Nel calcio di altri tempi c’era un giocatore che occupava un ruolo importante, che nei moduli di oggi (gruppi di numeri la cui somma deve fare sempre 10: 4-3-3 3-5-2…) non trova più spazio: era il libero. Ci sono liberi che sono passati alla storia del calcio come Picchi, Scirea, Bruscolotti, Wilson, Baresi… erano quelli, giocatori che potevano stare dove gli pareva, fare quello che volevano, stare dietro a tutti, o anche andare avanti a tutti. Liberi di nome e di fatto, forse gli ultimi veri liberi in un gioco diventato una “prigione” fatta di regole, di tattiche, di moduli, di comportamento anche fuori dal campo.

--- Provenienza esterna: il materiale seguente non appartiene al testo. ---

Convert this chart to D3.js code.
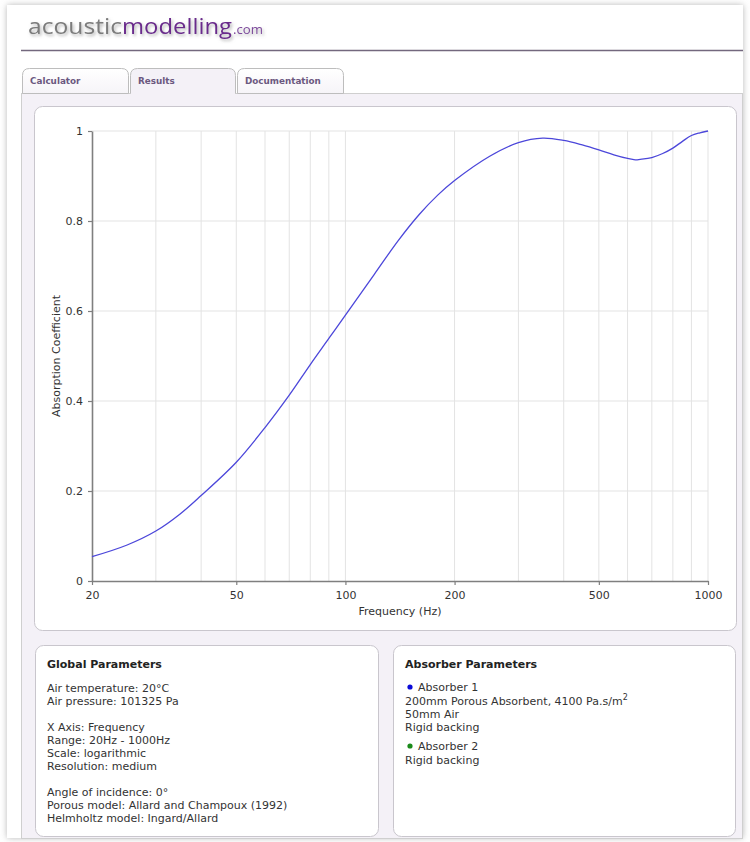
<!DOCTYPE html>
<html><head><meta charset="utf-8">
<script src="https://cdn.jsdelivr.net/npm/d3@7"></script>
<style>body{margin:0;background:#fff;} svg{display:block;}</style>
</head><body>
<svg id="c" width="750" height="842"></svg>
<script>
// ---- data ----
const freqs      = [20, 25, 30, 35, 40, 50, 60, 70, 80, 90, 100, 120, 140, 160, 180, 200, 250, 300, 350, 400, 450, 500, 550, 600, 630, 650, 700, 750, 800, 850, 900, 950, 1000];
const absorption = [0.054, 0.080, 0.111, 0.149, 0.190, 0.264, 0.341, 0.413, 0.481, 0.539, 0.591, 0.681, 0.757, 0.815, 0.858, 0.890, 0.944, 0.974, 0.984, 0.979, 0.969, 0.958, 0.947, 0.939, 0.936, 0.937, 0.941, 0.950, 0.962, 0.977, 0.990, 0.996, 1.0];
const xTickValues = [20, 50, 100, 200, 500, 1000];
const xGridValues = [30, 40, 50, 60, 70, 80, 90, 100, 200, 300, 400, 500, 600, 700, 800, 900, 1000];
const yTickValues = [0, 0.2, 0.4, 0.6, 0.8, 1];
const tabNames = ["Calculator", "Results", "Documentation"];
const globalLines = ["Air temperature: 20°C", "Air pressure: 101325 Pa", "", "X Axis: Frequency", "Range: 20Hz - 1000Hz", "Scale: logarithmic", "Resolution: medium", "", "Angle of incidence: 0°", "Porous model: Allard and Champoux (1992)", "Helmholtz model: Ingard/Allard"];
const absorberNames = ["Absorber 1", "Absorber 2"];
const absorberColors = ["#0a0ad8", "#1a8a1a"];
const absorberLines = [["200mm Porous Absorbent, 4100 Pa.s/m", "50mm Air", "Rigid backing"], ["Rigid backing"]];

const svg = d3.select("#c");
const FONT = "'DejaVu Sans', Verdana, sans-serif";
const defs = svg.append("defs");
const sh = defs.append("filter").attr("id","pageShadow").attr("x","-5%").attr("y","-5%").attr("width","110%").attr("height","110%");
sh.append("feDropShadow").attr("dx",0).attr("dy",0).attr("stdDeviation",3).attr("flood-color","#888").attr("flood-opacity",0.6);
const ls = defs.append("filter").attr("id","logoShadow").attr("x","-10%").attr("y","-30%").attr("width","120%").attr("height","160%");
ls.append("feDropShadow").attr("dx",1.5).attr("dy",2).attr("stdDeviation",1.5).attr("flood-color","#777").attr("flood-opacity",0.55);
const tg = defs.append("linearGradient").attr("id","tabGrad").attr("x1",0).attr("y1",0).attr("x2",0).attr("y2",1);
tg.append("stop").attr("offset","0%").attr("stop-color","#ffffff");
tg.append("stop").attr("offset","100%").attr("stop-color","#f6f4f8");

// page
svg.append("rect").attr("x",7).attr("y",5).attr("width",736).attr("height",833).attr("fill","#fff").attr("filter","url(#pageShadow)");

// logo
const logo = svg.append("g").attr("filter","url(#logoShadow)").style("font-family","'Open Sans', sans-serif");
logo.append("text").attr("x",28).attr("y",34).attr("font-size",22.5).attr("fill","#7b7b7b").attr("textLength",94).attr("lengthAdjust","spacingAndGlyphs").text("acoustic");
logo.append("text").attr("x",122).attr("y",34).attr("font-size",22.5).attr("fill","#6a2a8c").attr("textLength",110).attr("lengthAdjust","spacingAndGlyphs").text("modelling");
logo.append("text").attr("x",233).attr("y",34).attr("font-size",13).attr("fill","#7d4a9c").attr("textLength",30).attr("lengthAdjust","spacingAndGlyphs").text(".com");
svg.append("line").attr("x1",21).attr("x2",743).attr("y1",50.5).attr("y2",50.5).attr("stroke","#73687e").attr("stroke-width",1.6);

// content area
svg.append("rect").attr("x",21.5).attr("y",93.5).attr("width",721).attr("height",745).attr("fill","#f4f1f7").attr("stroke","#cfcfcf");

// tabs
const tabX = [22, 130, 237], tabW = [106, 105, 106];
tabNames.forEach((name, i) => {
  const x0 = tabX[i] + 0.5, x1 = tabX[i] + tabW[i] + 0.5, y0 = 68.5, y1 = 93.5, r = 7;
  const p = `M${x0},${y1} L${x0},${y0+r} Q${x0},${y0} ${x0+r},${y0} L${x1-r},${y0} Q${x1},${y0} ${x1},${y0+r} L${x1},${y1}`;
  svg.append("path").attr("d", p + (i===1 ? "" : " Z")).attr("fill", i===1 ? "#f4f1f7" : "url(#tabGrad)").attr("stroke","#bdbdbd");
  if (i===1) svg.append("line").attr("x1",x0+0.5).attr("x2",x1-0.5).attr("y1",y1).attr("y2",y1).attr("stroke","#f4f1f7").attr("stroke-width",1.5);
  svg.append("text").attr("x", tabX[i] + 8).attr("y", 83.5).attr("font-family",FONT).attr("font-weight","bold").attr("font-size",8.8).attr("fill","#6b5880").text(name);
});

// panels
function panel(x, y, w, h) {
  svg.append("rect").attr("x",x+0.5).attr("y",y+0.5).attr("width",w).attr("height",h).attr("rx",8).attr("fill","#fff").attr("stroke","#c9c6cd");
}
panel(34, 106, 702, 524);
panel(35, 645, 343, 191);
panel(393, 645, 342, 191);

// chart
const x = d3.scaleLog().domain([20, 1000]).range([92, 708]);
const y = d3.scaleLinear().domain([0, 1]).range([581, 131]);
const g = svg.append("g");
g.selectAll(".vg").data(xGridValues).join("line").attr("x1",d=>x(d)).attr("x2",d=>x(d)).attr("y1",131).attr("y2",581).attr("stroke","#e3e3e3").attr("stroke-width",1);
g.selectAll(".hg").data(yTickValues.filter(d=>d>0)).join("line").attr("x1",92).attr("x2",708).attr("y1",d=>y(d)).attr("y2",d=>y(d)).attr("stroke","#e3e3e3").attr("stroke-width",1);

const xAxis = d3.axisBottom(x).tickValues(xTickValues).tickFormat(d3.format("d")).tickSize(4).tickSizeOuter(0).tickPadding(6);
const yAxis = d3.axisLeft(y).tickValues(yTickValues).tickFormat(d3.format("")).tickSize(4).tickSizeOuter(0).tickPadding(5);
const gx = g.append("g").attr("transform","translate(0,581)").call(xAxis);
const gy = g.append("g").attr("transform","translate(92,0)").call(yAxis);
[gx, gy].forEach(a => {
  a.select(".domain").attr("stroke","#7f7f7f").attr("stroke-width",1.6);
  a.selectAll(".tick line").attr("stroke","#7f7f7f").attr("stroke-width",1.2);
  a.selectAll(".tick text").attr("font-family",FONT).attr("font-size",11).attr("fill","#333");
});

const line = d3.line().x(d=>x(d[0])).y(d=>y(d[1])).curve(d3.curveCatmullRom.alpha(0.5));
g.append("path").datum(freqs.map((f,i)=>[f, absorption[i]])).attr("d", line).attr("fill","none").attr("stroke","#4c47da").attr("stroke-width",1.3);

g.append("text").attr("x",400).attr("y",615).attr("text-anchor","middle").attr("font-family",FONT).attr("font-size",11).attr("fill","#333").text("Frequency (Hz)");
g.append("text").attr("transform","translate(60,356) rotate(-90)").attr("text-anchor","middle").attr("font-family",FONT).attr("font-size",11).attr("fill","#333").text("Absorption Coefficient");

// global parameters
svg.append("text").attr("x",47).attr("y",668).attr("font-family",FONT).attr("font-weight","bold").attr("font-size",11).attr("fill","#222").text("Global Parameters");
globalLines.forEach((t,i) => {
  if (t) svg.append("text").attr("x",47).attr("y",691.5 + i*13.05).attr("font-family",FONT).attr("font-size",11).attr("fill","#333").text(t);
});

// absorber parameters
svg.append("text").attr("x",405).attr("y",668).attr("font-family",FONT).attr("font-weight","bold").attr("font-size",11).attr("fill","#222").text("Absorber Parameters");
let yy = 691;
absorberNames.forEach((n,i) => {
  svg.append("circle").attr("cx",410).attr("cy",yy-4).attr("r",2.6).attr("fill",absorberColors[i]);
  svg.append("text").attr("x",418).attr("y",yy).attr("font-family",FONT).attr("font-size",11).attr("fill","#333").text(n);
  absorberLines[i].forEach((t,j) => {
    const tx = svg.append("text").attr("x",405).attr("y",yy + 14 + j*13).attr("font-family",FONT).attr("font-size",11).attr("fill","#333").text(t);
    if (t.endsWith("Pa.s/m")) tx.append("tspan").attr("dy",-5).attr("font-size",8).text("2");
  });
  yy += 14 + absorberLines[i].length*13 + 6;
});
</script>
</body></html>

Ecco, Gianni Minà, se avesse giocato al calcio e non fare il giornalista, sarebbe stato un libero. Libero di spaziare contro tutte le regole del giornalismo, libero di abbordare la notizia e soprattutto i personaggi famosi, prendendoli di petto, stabilendo con loro una confidenza, che i grandi personaggi non riservavano ai giornalisti, che anzi tenevano a distanza. Minà invece entrava negli spogliatoi, aspettava i giocatori a bordo campo alla fine della partita, intratteneva Panatta in un cambio campo durante una finale di un torneo importante. Maradona era un suo amico al quale si permise di chiedere, nel momento della crisi che lo portò a uscire dall’Italia e anche dal calcio “Diego che ti succede?”. Minà otteneva di entrare sul set milionario di un film interrompendo le riprese, per intervistare il regista Sergio Leone insieme al grande divo americano Robert De Niro. Quando si trovava a Cuba faceva una telefonata a Fidel Castro che lo raggiungeva in un ristorante per mangiare insieme. Faceva finta di essere picchiato scherzosamente dal campione del mondo Mohamed Alì.
Potrei stare ore a parlare di Gianni Minà ma per farla breve mi basta dire che lui è l’unico giornalista non solo italiano ma mondiale, ad essere fotografato in compagnia di Gabriel Garcia Marquez, il grande scrittore Premio Nobel, Mohamed Alì, Sergio Leone e Robert De Niro, riuniti in un allegro conviviale in una trattoria di Roma.
Minà mostrava queste cose (anzi le faceva ma non le mostrava affatto), come se fossero cose naturali, di tutti i giorni per tutti i giornalisti, cose che invece lui faceva con tanta naturalezza, con quel suo sorriso che portava sempre stampato sulle sue labbra quel sorriso che era diventato il suo segno distintivo.
Forse è stato proprio per quel sorriso che non è stato da molti, in Rai, preso sul serio, perché dava l’aria di divertirsi, Chi si diverte non lavora, pensavano questi antipatizzanti, mossi da una forte di invidia, e il povero Minà è rimasto abbandonato e ignorato per 25 anni, salvo poi essere riscoperto nel giorno della morte in cui si è dato fondo alle Teche. Senza però offrire ai telespettatori più giovani un ragionamento serio e articolato su di lui, tranne un bel documentario di Leonardo Metalli che può dire di essere stato suo allievo. Mandato in onda in ore antelucane.
E ora, a un anno di distanza dalla morte, non gli hanno dedicato neppure il ricordo che non si nega a nessuno. Verrebbe da dire: ingrata patria!